___ RECORDS SHOWN ___

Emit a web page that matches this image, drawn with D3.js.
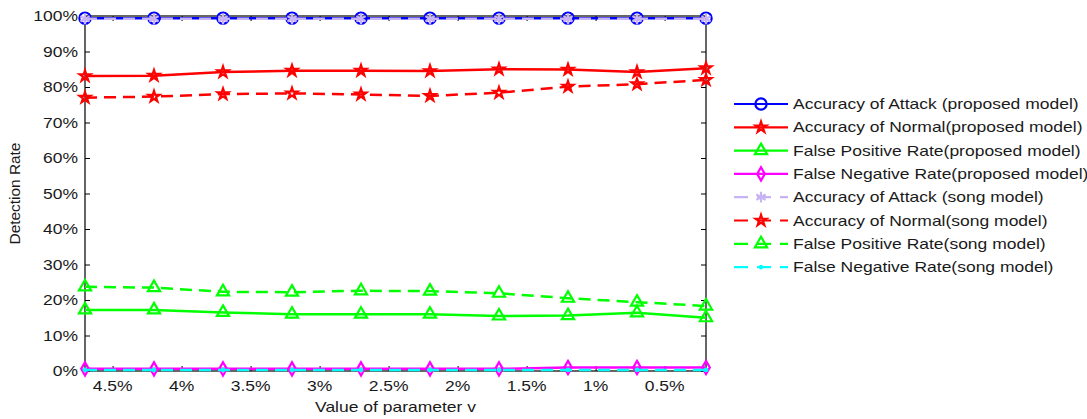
<!DOCTYPE html>
<html>
<head>
<meta charset="utf-8">
<script src="https://cdn.jsdelivr.net/npm/d3@7"></script>
<style>
  body { margin: 0; background: #fff; }
  text { font-family: "Liberation Sans", Arial, sans-serif; fill: #1a1a1a; }
</style>
</head>
<body>
<div id="canvas"></div>
<script>
// data
var vValues = [4.7, 4.2, 3.7, 3.2, 2.7, 2.2, 1.7, 1.2, 0.7, 0.2];
var xTicks = [4.5, 4, 3.5, 3, 2.5, 2, 1.5, 1, 0.5];
var xTickLabels = ["4.5%", "4%", "3.5%", "3%", "2.5%", "2%", "1.5%", "1%", "0.5%"];
var yTicks = [0, 10, 20, 30, 40, 50, 60, 70, 80, 90, 100];
var yTickLabels = ["0%", "10%", "20%", "30%", "40%", "50%", "60%", "70%", "80%", "90%", "100%"];

var attackProposed = [99.4, 99.4, 99.4, 99.4, 99.4, 99.4, 99.4, 99.4, 99.4, 99.4];
var normalProposed = [83.1, 83.2, 84.2, 84.6, 84.6, 84.5, 85.0, 84.9, 84.2, 85.3];
var fpProposed = [17.2, 17.2, 16.5, 16.0, 16.0, 16.0, 15.5, 15.6, 16.4, 15.0];
var fnProposed = [0.6, 0.6, 0.6, 0.6, 0.6, 0.6, 0.6, 1.0, 1.0, 1.0];
var attackSong = [99.2, 99.2, 99.2, 99.2, 99.2, 99.2, 99.2, 99.2, 99.2, 99.2];
var normalSong = [77.0, 77.3, 78.0, 78.2, 77.9, 77.5, 78.4, 80.1, 80.8, 82.0];
var fpSong = [23.7, 23.5, 22.3, 22.2, 22.6, 22.5, 21.9, 20.5, 19.4, 18.3];
var fnSong = [0.3, 0.3, 0.3, 0.3, 0.3, 0.3, 0.3, 0.3, 0.3, 0.3];

var seriesNames = [
  "Accuracy of Attack (proposed model)",
  "Accuracy of Normal(proposed model)",
  "False Positive Rate(proposed model)",
  "False Negative Rate(proposed model)",
  "Accuracy of Attack (song model)",
  "Accuracy of Normal(song model)",
  "False Positive Rate(song model)",
  "False Negative Rate(song model)"
];

var w = 1087, h = 419;
var plotL = 85, plotR = 706, plotT = 16, plotB = 371;
var sx = 1.25; // matlab text looks stretched sideways

var svg = d3.select("#canvas").append("svg").attr("width", w).attr("height", h);

var x = d3.scaleLinear().domain([4.7, 0.2]).range([plotL, plotR]);
var y = d3.scaleLinear().domain([0, 100]).range([plotB, plotT]);

var asterisk = d3.symbolAsterisk || d3.symbolCross;

var series = [
  {vals: attackProposed, color: "#0000ff", dash: null, sym: d3.symbolCircle, size: 100},
  {vals: normalProposed, color: "#ff0000", dash: null, sym: d3.symbolStar, size: 36},
  {vals: fpProposed, color: "#00ff00", dash: null, sym: d3.symbolTriangle, size: 64},
  {vals: fnProposed, color: "#ff00ff", dash: null, sym: d3.symbolDiamond, size: 50},
  {vals: attackSong, color: "#c8b4f5", dash: "12,7", sym: asterisk, size: 80},
  {vals: normalSong, color: "#ff0000", dash: "12,7", sym: d3.symbolStar, size: 36},
  {vals: fpSong, color: "#00ff00", dash: "12,7", sym: d3.symbolTriangle, size: 64},
  {vals: fnSong, color: "#00ffff", dash: "12,7", sym: d3.symbolCircle, size: 5}
];

function scaledText(g, px, py, str, anchor, size) {
  return g.append("text")
    .attr("transform", "translate(" + px + "," + py + ") scale(" + sx + ",1)")
    .attr("text-anchor", anchor)
    .style("font-size", size + "px")
    .text(str);
}

// axes ticks, pointing inwards like matlab
svg.append("g").attr("transform", "translate(0," + plotB + ")")
  .call(d3.axisBottom(x).tickValues(xTicks).tickSize(-5).tickSizeOuter(0).tickFormat(""));
svg.append("g").attr("transform", "translate(0," + plotT + ")")
  .call(d3.axisTop(x).tickValues(xTicks).tickSize(-5).tickSizeOuter(0).tickFormat(""));
svg.append("g").attr("transform", "translate(" + plotL + ",0)")
  .call(d3.axisLeft(y).tickValues(yTicks).tickSize(-5).tickSizeOuter(0).tickFormat(""));
svg.append("g").attr("transform", "translate(" + plotR + ",0)")
  .call(d3.axisRight(y).tickValues(yTicks).tickSize(-5).tickSizeOuter(0).tickFormat(""));
svg.selectAll(".domain").remove();
svg.selectAll(".tick line").attr("stroke", "#000");

svg.append("rect")
  .attr("x", plotL).attr("y", plotT)
  .attr("width", plotR - plotL).attr("height", plotB - plotT)
  .attr("fill", "none").attr("stroke", "#000").attr("stroke-width", 1.2);

// tick labels
var labels = svg.append("g");
xTicks.forEach(function(t, i) {
  scaledText(labels, x(t), 391, xTickLabels[i], "middle", 14);
});
yTicks.forEach(function(t, i) {
  scaledText(labels, 78, y(t) + 5, yTickLabels[i], "end", 14);
});

scaledText(svg, (plotL + plotR) / 2, 412, "Value of parameter v", "middle", 14);
svg.append("text")
  .attr("transform", "translate(20," + ((plotT + plotB) / 2) + ") rotate(-90) scale(1.1,1)")
  .attr("text-anchor", "middle")
  .style("font-size", "14px")
  .text("Detection Rate");

// lines and markers
var line = d3.line().x(function(d, i) { return x(vValues[i]); }).y(function(d) { return y(d); });

series.forEach(function(s) {
  svg.append("path")
    .attr("d", line(s.vals))
    .attr("fill", "none")
    .attr("stroke", s.color)
    .attr("stroke-width", 2.5)
    .attr("stroke-dasharray", s.dash);
  svg.selectAll(null).data(s.vals).enter().append("path")
    .attr("transform", function(d, i) { return "translate(" + x(vValues[i]) + "," + y(d) + ")"; })
    .attr("d", d3.symbol().type(s.sym).size(s.size))
    .attr("fill", s.size < 10 ? s.color : "none")
    .attr("stroke", s.color)
    .attr("stroke-width", 2.2);
});

// legend
var legend = svg.append("g");
for (var i = 0; i < series.length; i++) {
  var s = series[i];
  var ly = 104 + i * 23.3;
  legend.append("line")
    .attr("x1", 734).attr("x2", 788).attr("y1", ly).attr("y2", ly)
    .attr("stroke", s.color).attr("stroke-width", 2.2)
    .attr("stroke-dasharray", s.dash ? "14,9" : null);
  legend.append("path")
    .attr("transform", "translate(761," + ly + ")")
    .attr("d", d3.symbol().type(s.sym).size(s.size))
    .attr("fill", s.size < 10 ? s.color : "none")
    .attr("stroke", s.color).attr("stroke-width", 2.2);
  scaledText(legend, 793, ly + 5, seriesNames[i], "start", 14);
}
</script>
</body>
</html>
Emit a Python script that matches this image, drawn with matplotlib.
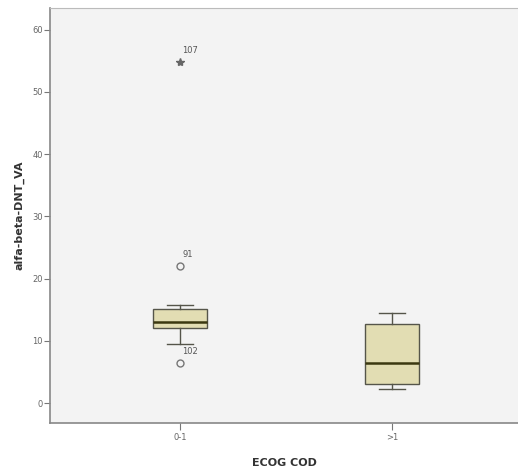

___

## AIM OF THE EXERCISE
Pick out the lines containing the word "script" and show them.

## SOLUTION FOR THIS PROBLEM
<script src="https://cdn.jsdelivr.net/npm/d3@7"></script>
<script>
</script>
Emit a Python script that matches this image, drawn with matplotlib.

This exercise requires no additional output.